> What the task asks
Will you transcribe all the entries word for word, skipping the pictures they hold?
##### Input rows #####
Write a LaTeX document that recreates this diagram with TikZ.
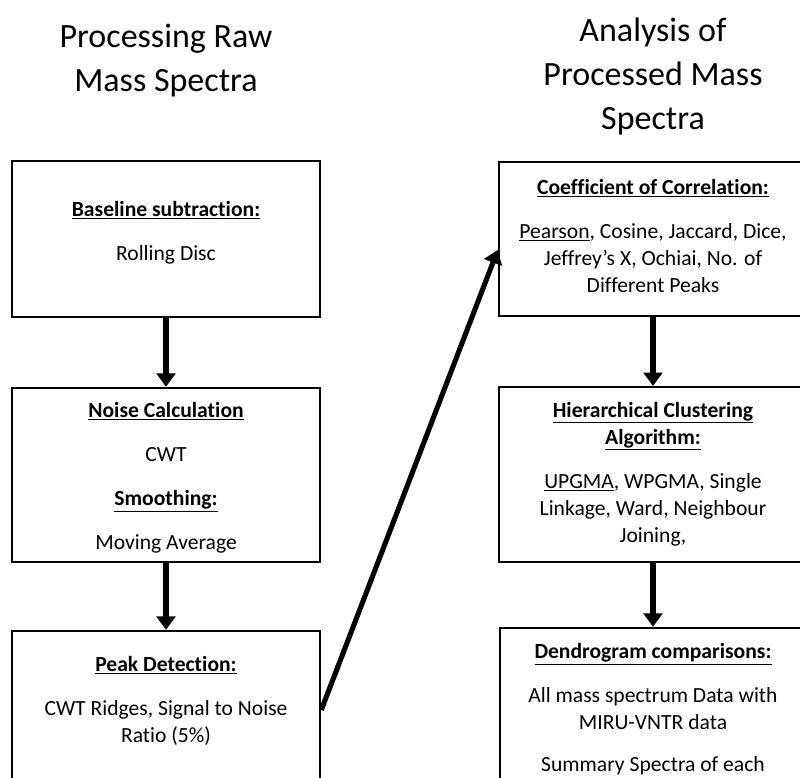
\documentclass[tikz,border=0pt]{standalone}
\usepackage{fontspec}
\setmainfont{Carlito}[Ligatures=NoCommon]
\usetikzlibrary{arrows.meta,positioning}
\newcommand\uln[1]{$\underline{\hbox{#1}}$}

\begin{document}
\begin{tikzpicture}[x=0.75pt, y=-0.75pt,
    stage/.style={draw, line width=1.9pt, minimum width=231pt, inner sep=0pt},
    info/.style={align=center, inner sep=0pt, font=\fontsize{16.2}{20.25}\selectfont},
    head/.style={align=center, inner sep=0pt, font=\fontsize{25.5}{33}\selectfont},
    flow/.style={line width=3.8pt, -{Triangle[width=14pt,length=10pt]}}]
  \useasboundingbox (0,0) rectangle (800,778);
  \clip (0,0) rectangle (800,778);

  \node[head] (rawtitle) at (166,61) {Processing Raw\\Mass Spectra};
  \node[head] (anatitle) at (653,76) {Analysis of\\Processed Mass\\Spectra};

  % left column
  \node[stage, minimum height=117pt] (baseline) at (166,239) {};
  \node[stage, minimum height=130.5pt] (noise) at (166,475) {};
  \node[stage, minimum height=118.5pt] (peak) at (166,710) {};

  \node[info] (baselinetxt) at (166,233) {\textbf{\uln{Baseline subtraction:}}\\[12.75pt]Rolling Disc};
  \node[info] (noisetxt) at (166,478) {\textbf{\uln{Noise Calculation}}\\[12.75pt]CWT\\[12.75pt]\textbf{\uln{Smoothing:}}\\[12.75pt]Moving Average};
  \node[info] (peaktxt) at (166,701) {\textbf{\uln{Peak Detection:}}\\[12.75pt]CWT Ridges, Signal to Noise\\Ratio (5\%)};

  % right column
  \node[stage, minimum height=115.5pt] (corr) at (653,239) {};
  \node[stage, minimum height=131pt] (cluster) at (653,474.5) {};
  \node[stage, minimum height=150pt] (dendro) at (654,728) {};

  \node[info] (corrtxt) at (653,235.5) {\textbf{\uln{Coefficient of Correlation:}}\\[12.75pt]\uln{Pearson}, Cosine, Jaccard, Dice,\\Jeffrey’s X, Ochiai, No. of\\Different Peaks};
  \node[info] (clustertxt) at (653,474) {\textbf{\uln{Hierarchical Clustering}}\\\textbf{\uln{Algorithm:}}\\[12.75pt]\uln{UPGMA}, WPGMA, Single\\Linkage, Ward, Neighbour\\Joining,};
  \node[info] (dendrotxt) at (653,709.5) {\textbf{\uln{Dendrogram comparisons:}}\\[12.75pt]All mass spectrum Data with\\MIRU-VNTR data\\[11.25pt]Summary Spectra of each};

  \draw[flow] (baseline) -- (noise);
  \draw[flow] (noise) -- (peak);
  \draw[flow] (corr) -- (cluster);
  \draw[flow] (cluster.south) -- (cluster.south |- dendro.north);
  \draw[flow] (peak.east) -- ([yshift=-8.25pt]corr.west);
\end{tikzpicture}
\end{document}
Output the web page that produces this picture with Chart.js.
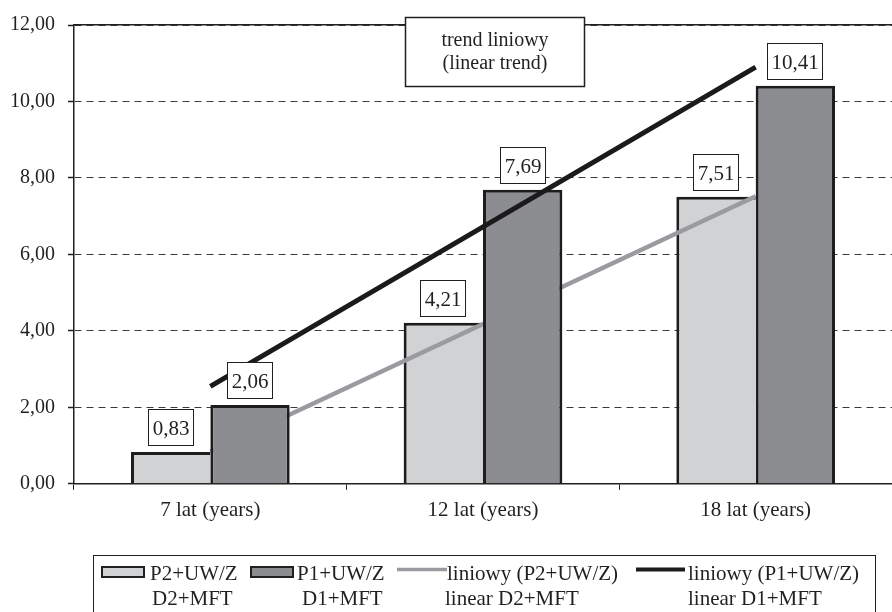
#####
> Final result
Write a LaTeX document that recreates this diagram with TikZ.
\documentclass[tikz,border=0pt]{standalone}
\usepackage{fontspec}
\setmainfont{Carlito}[Ligatures=NoCommon]
\usetikzlibrary{arrows.meta,positioning}
\newcommand\uln[1]{$\underline{\hbox{#1}}$}

\begin{document}
\begin{tikzpicture}[x=0.75pt, y=-0.75pt,
    stage/.style={draw, line width=1.9pt, minimum width=231pt, inner sep=0pt},
    info/.style={align=center, inner sep=0pt, font=\fontsize{16.2}{20.25}\selectfont},
    head/.style={align=center, inner sep=0pt, font=\fontsize{25.5}{33}\selectfont},
    flow/.style={line width=3.8pt, -{Triangle[width=14pt,length=10pt]}}]
  \useasboundingbox (0,0) rectangle (800,778);
  \clip (0,0) rectangle (800,778);

  \node[head] (rawtitle) at (166,61) {Processing Raw\\Mass Spectra};
  \node[head] (anatitle) at (653,76) {Analysis of\\Processed Mass\\Spectra};

  % left column
  \node[stage, minimum height=117pt] (baseline) at (166,239) {};
  \node[stage, minimum height=130.5pt] (noise) at (166,475) {};
  \node[stage, minimum height=118.5pt] (peak) at (166,710) {};

  \node[info] (baselinetxt) at (166,233) {\textbf{\uln{Baseline subtraction:}}\\[12.75pt]Rolling Disc};
  \node[info] (noisetxt) at (166,478) {\textbf{\uln{Noise Calculation}}\\[12.75pt]CWT\\[12.75pt]\textbf{\uln{Smoothing:}}\\[12.75pt]Moving Average};
  \node[info] (peaktxt) at (166,701) {\textbf{\uln{Peak Detection:}}\\[12.75pt]CWT Ridges, Signal to Noise\\Ratio (5\%)};

  % right column
  \node[stage, minimum height=115.5pt] (corr) at (653,239) {};
  \node[stage, minimum height=131pt] (cluster) at (653,474.5) {};
  \node[stage, minimum height=150pt] (dendro) at (654,728) {};

  \node[info] (corrtxt) at (653,235.5) {\textbf{\uln{Coefficient of Correlation:}}\\[12.75pt]\uln{Pearson}, Cosine, Jaccard, Dice,\\Jeffrey’s X, Ochiai, No. of\\Different Peaks};
  \node[info] (clustertxt) at (653,474) {\textbf{\uln{Hierarchical Clustering}}\\\textbf{\uln{Algorithm:}}\\[12.75pt]\uln{UPGMA}, WPGMA, Single\\Linkage, Ward, Neighbour\\Joining,};
  \node[info] (dendrotxt) at (653,709.5) {\textbf{\uln{Dendrogram comparisons:}}\\[12.75pt]All mass spectrum Data with\\MIRU-VNTR data\\[11.25pt]Summary Spectra of each};

  \draw[flow] (baseline) -- (noise);
  \draw[flow] (noise) -- (peak);
  \draw[flow] (corr) -- (cluster);
  \draw[flow] (cluster.south) -- (cluster.south |- dendro.north);
  \draw[flow] (peak.east) -- ([yshift=-8.25pt]corr.west);
\end{tikzpicture}
\end{document}
Output the web page that produces this picture with Chart.js.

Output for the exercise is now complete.